The Commons, located on the Bench at 4795 W. Emerald St., already has a tie to the Tokyo Olympics. Its 45-foot climbing wall was built by French company Entre-Prises, the same company that created the climbing walls for the Olympic Games.
DeWalt said the Commons is also hosting its first concert on July 31. The Owyhee Ensemble, Suzanne De Soleil and Jacob Wright will play from 7 to 9 p.m.
Idaho Fish and Game offers bilingual fishing webinar for Spanish speakers
The Idaho Department of Fish and Game has partnered with the Hispanic Access Foundation, Idaho Hispanic Chamber of Commerce and other organizations to offer a bilingual webinar on fishing as part of Latino Conservation Week.
The webinar, called “Vamos A Pescar,” is scheduled for 6:30 p.m. Friday. Viewers can register online at idfg.idaho.gov/ZwY. The event is free.
According to a news release from the Hispanic Access Foundation, Vamos A Pescar will teach participants the basics of getting an Idaho fishing license, how to land trout and bass and where to find good fishing in Idaho. There will also be a live raffle for fishing gear.
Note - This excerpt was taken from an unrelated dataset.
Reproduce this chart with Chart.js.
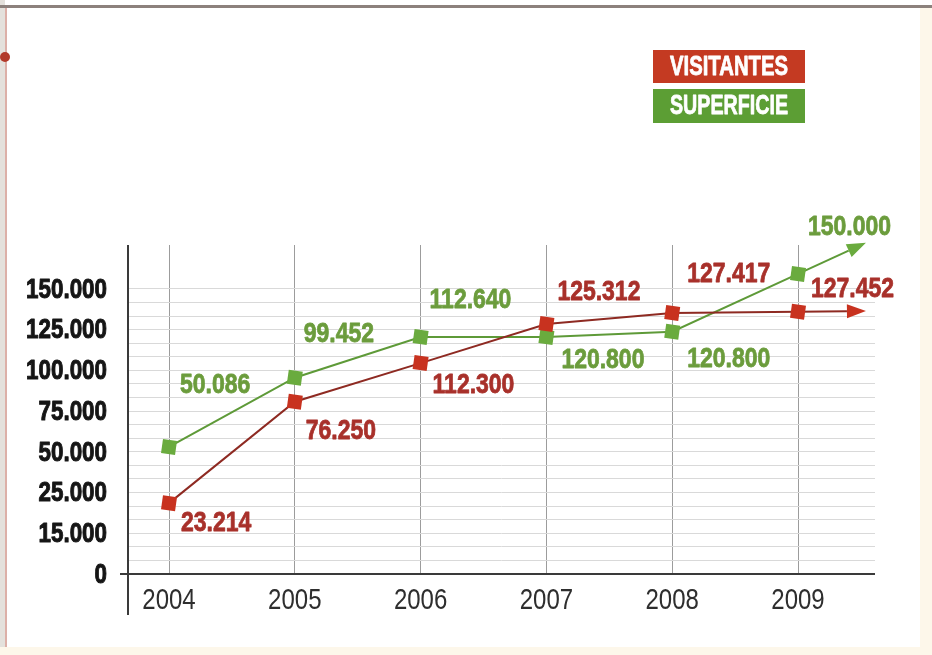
<!DOCTYPE html>
<html>
<head>
<meta charset="utf-8">
<title>Visitantes y superficie 2004-2009</title>
<script src="https://cdn.jsdelivr.net/npm/chart.js@4/dist/chart.umd.min.js"></script>
<style>
  html, body { margin: 0; padding: 0; background: #ffffff; }
  #wrap { width: 932px; height: 655px; position: relative; }
</style>
</head>
<body>
<div id="wrap"><canvas id="chart" width="932" height="655"></canvas></div>
<script>
// --- data ---
const years = [2004, 2005, 2006, 2007, 2008, 2009];

// y axis: labels are evenly spaced although their values are not
const yTickValues = [0, 15000, 25000, 50000, 75000, 100000, 125000, 150000];
const yTickLabels = ['0', '15.000', '25.000', '50.000', '75.000', '100.000', '125.000', '150.000'];

// where the marks sit against that axis
const visitantes = [22400, 80750, 104500, 128500, 135250, 136000];
const superficie = [53000, 95500, 120500, 120500, 123750, 159250];

// printed values next to the marks
const visitantesLabels = ['23.214', '76.250', '112.300', '125.312', '127.417', '127.452'];
const superficieLabels = ['50.086', '99.452', '112.640', '120.800', '120.800', '150.000'];

const legendNames = ['VISITANTES', 'SUPERFICIE'];

// label placement relative to each point (px)
const visitantesOffsets = [[12, 20], [11, 30], [12, 22], [11, -32], [15, -39], [13, -22]];
const superficieOffsets = [[11, -62], [9, -43], [9, -37], [15, 23], [15, 28], [10, -47]];

const RED = '#c8321f', RED_LINE = '#8e2a22', RED_TEXT = '#a8302a';
const GREEN = '#6aab3e', GREEN_LINE = '#5e9a38', GREEN_TEXT = '#6b9c3c';
const FONT = '"Liberation Sans", Arial, sans-serif';

// piecewise mapping from a value to its position on the evenly spaced axis
function toAxis(v) {
  const t = yTickValues;
  for (let i = 0; i < t.length - 1; i++) {
    if (v <= t[i + 1]) return i + (v - t[i]) / (t[i + 1] - t[i]);
  }
  const n = t.length - 1;
  return n + (v - t[n]) / (t[n] - t[n - 1]);
}

const pts = arr => arr.map((v, i) => ({ x: years[i], y: toAxis(v) }));

// condensed text: squeeze a normal font horizontally, optional stroke for a heavier look
function narrowText(ctx, text, x, y, align, sx, heavy) {
  ctx.save();
  ctx.translate(x, y);
  ctx.scale(sx, 1);
  ctx.textAlign = align;
  ctx.textBaseline = 'middle';
  if (heavy) {
    ctx.strokeStyle = ctx.fillStyle;
    ctx.lineWidth = heavy;
    ctx.lineJoin = 'round';
    ctx.strokeText(text, 0, 0);
  }
  ctx.fillText(text, 0, 0);
  ctx.restore();
}

// page frame, like the scanned page edge
const framePlugin = {
  id: 'frame',
  beforeDraw(chart) {
    const ctx = chart.ctx;
    ctx.save();
    ctx.fillStyle = '#ffffff';
    ctx.fillRect(0, 0, chart.width, chart.height);
    ctx.fillStyle = '#e4e1dc';
    ctx.fillRect(0, 0, 5, chart.height);
    ctx.fillStyle = '#dcb0a8';
    ctx.fillRect(5, 8, 2, chart.height);
    ctx.fillStyle = '#8c817c';
    ctx.fillRect(0, 5, chart.width, 3);
    ctx.fillStyle = '#fdf7ea';
    ctx.fillRect(920, 8, chart.width - 920, chart.height);
    ctx.fillRect(0, 647, chart.width, 8);
    ctx.fillStyle = '#b23a2a';
    ctx.beginPath();
    ctx.arc(5, 57, 5, 0, Math.PI * 2);
    ctx.fill();
    ctx.restore();
  }
};

// axis lines (y line runs past the x axis) and tick labels
const axisPlugin = {
  id: 'axisLines',
  beforeDatasetsDraw(chart) {
    const { ctx, chartArea } = chart;
    const xs = chart.scales.x, ys = chart.scales.y;
    ctx.save();
    ctx.strokeStyle = '#3a3a3a';
    ctx.lineWidth = 2;
    ctx.beginPath();
    ctx.moveTo(chartArea.left, chartArea.top);
    ctx.lineTo(chartArea.left, chartArea.bottom + 41);
    ctx.moveTo(chartArea.left - 8, chartArea.bottom);
    ctx.lineTo(chartArea.right, chartArea.bottom);
    ctx.stroke();

    ctx.fillStyle = '#151515';
    ctx.font = 'bold 28px ' + FONT;
    yTickLabels.forEach((lab, i) => {
      narrowText(ctx, lab, chartArea.left - 21, ys.getPixelForValue(i) + 1, 'right', 0.8, 1);
    });
    ctx.fillStyle = '#2e2e2e';
    ctx.font = '30px ' + FONT;
    years.forEach(y => {
      narrowText(ctx, String(y), xs.getPixelForValue(y), chartArea.bottom + 27, 'center', 0.8);
    });
    ctx.restore();
  }
};

// each line runs on past 2009 and ends in an arrowhead
const arrowPlugin = {
  id: 'arrows',
  beforeDatasetsDraw(chart) {
    const ctx = chart.ctx;
    const xs = chart.scales.x;
    chart.data.datasets.forEach((ds, di) => {
      const meta = chart.getDatasetMeta(di);
      const n = meta.data.length;
      const p1 = meta.data[n - 2], p2 = meta.data[n - 1];
      const ext = xs.getPixelForValue(years[n - 1] + 0.54) - p2.x;
      const dx = p2.x - p1.x, dy = p2.y - p1.y;
      const tip = { x: p2.x + ext, y: p2.y + dy / dx * ext };
      const len = Math.hypot(tip.x - p2.x, tip.y - p2.y);
      const ux = (tip.x - p2.x) / len, uy = (tip.y - p2.y) / len;
      const headL = 19, headW = 7;
      const base = { x: tip.x - ux * headL, y: tip.y - uy * headL };
      ctx.save();
      ctx.strokeStyle = ds.borderColor;
      ctx.lineWidth = ds.borderWidth;
      ctx.beginPath();
      ctx.moveTo(p2.x, p2.y);
      ctx.lineTo(base.x, base.y);
      ctx.stroke();
      ctx.fillStyle = ds.pointBackgroundColor;
      ctx.beginPath();
      ctx.moveTo(tip.x, tip.y);
      ctx.lineTo(base.x - uy * headW, base.y + ux * headW);
      ctx.lineTo(base.x + uy * headW, base.y - ux * headW);
      ctx.closePath();
      ctx.fill();
      ctx.restore();
    });
  }
};

// printed values
const valueLabelPlugin = {
  id: 'valueLabels',
  afterDatasetsDraw(chart) {
    const ctx = chart.ctx;
    ctx.save();
    ctx.font = 'bold 28px ' + FONT;
    chart.data.datasets.forEach((ds, di) => {
      const meta = chart.getDatasetMeta(di);
      ctx.fillStyle = ds.labelColor;
      meta.data.forEach((p, i) => {
        const off = ds.labelOffsets[i];
        narrowText(ctx, ds.valueLabels[i], p.x + off[0], p.y + off[1], 'left', 0.82, 0.8);
      });
    });
    ctx.restore();
  }
};

// legend boxes, top right
const legendPlugin = {
  id: 'boxLegend',
  afterDraw(chart) {
    const ctx = chart.ctx;
    const boxes = [[653, 50, 152, 33], [653, 89, 152, 34]];
    ctx.save();
    chart.data.datasets.forEach((ds, di) => {
      const [x, y, w, h] = boxes[di];
      ctx.fillStyle = ds.legendColor;
      ctx.fillRect(x, y, w, h);
      ctx.font = 'bold 27px ' + FONT;
      ctx.fillStyle = '#ffffff';
      const tw = ctx.measureText(legendNames[di]).width;
      narrowText(ctx, legendNames[di], x + w / 2, y + h / 2 + 1, 'center', Math.min(1, 118 / tw), 0.8);
    });
    ctx.restore();
  }
};

new Chart(document.getElementById('chart'), {
  type: 'line',
  data: {
    datasets: [
      {
        label: legendNames[0],
        data: pts(visitantes),
        borderColor: RED_LINE,
        borderWidth: 2,
        pointStyle: 'rect',
        pointRadius: 10,
        pointRotation: 8,
        pointBorderWidth: 0,
        pointBackgroundColor: RED,
        tension: 0,
        clip: false,
        valueLabels: visitantesLabels,
        labelOffsets: visitantesOffsets,
        labelColor: RED_TEXT,
        legendColor: '#c43a22'
      },
      {
        label: legendNames[1],
        data: pts(superficie),
        borderColor: GREEN_LINE,
        borderWidth: 2,
        pointStyle: 'rect',
        pointRadius: 10,
        pointRotation: 8,
        pointBorderWidth: 0,
        pointBackgroundColor: GREEN,
        tension: 0,
        clip: false,
        valueLabels: superficieLabels,
        labelOffsets: superficieOffsets,
        labelColor: GREEN_TEXT,
        legendColor: '#5c9e34'
      }
    ]
  },
  options: {
    responsive: false,
    animation: false,
    layout: { padding: { top: 245, right: 57, left: 0, bottom: 0 } },
    plugins: {
      legend: { display: false },
      tooltip: { enabled: false }
    },
    scales: {
      x: {
        type: 'linear',
        min: 2003.674,
        max: 2009.612,
        afterBuildTicks: s => { s.ticks = years.map(v => ({ value: v })); },
        afterFit: s => { s.height = 81; },
        ticks: { display: false },
        grid: { color: '#9c9c9c', lineWidth: 1, drawTicks: false },
        border: { display: false }
      },
      y: {
        type: 'linear',
        min: 0,
        max: 8.08,
        afterBuildTicks: s => {
          const t = [];
          for (let i = 0; i <= (yTickLabels.length - 1) * 3; i++) t.push({ value: i / 3 });
          s.ticks = t;
        },
        afterFit: s => { s.width = 128; },
        ticks: { display: false },
        grid: { color: '#d9d9d9', lineWidth: 1, drawTicks: false },
        border: { display: false }
      }
    }
  },
  plugins: [framePlugin, axisPlugin, arrowPlugin, valueLabelPlugin, legendPlugin]
});
</script>
</body>
</html>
The webinar will be translated into Spanish and a bilingual Q&A session will follow.
Speakers include Idaho Fish and Game marketing director Ian Malepeai, Hispanic Access Foundation conservation expert Jessica Godinez and Idaho Wildlife Federation outreach coordinator Becca Aceto.
“Ensuring all Idahoans feel welcome on the water, and encouraging Idaho’s Latino community to get in touch with nature through fishing, has always been one of our goals,” Malepeai said.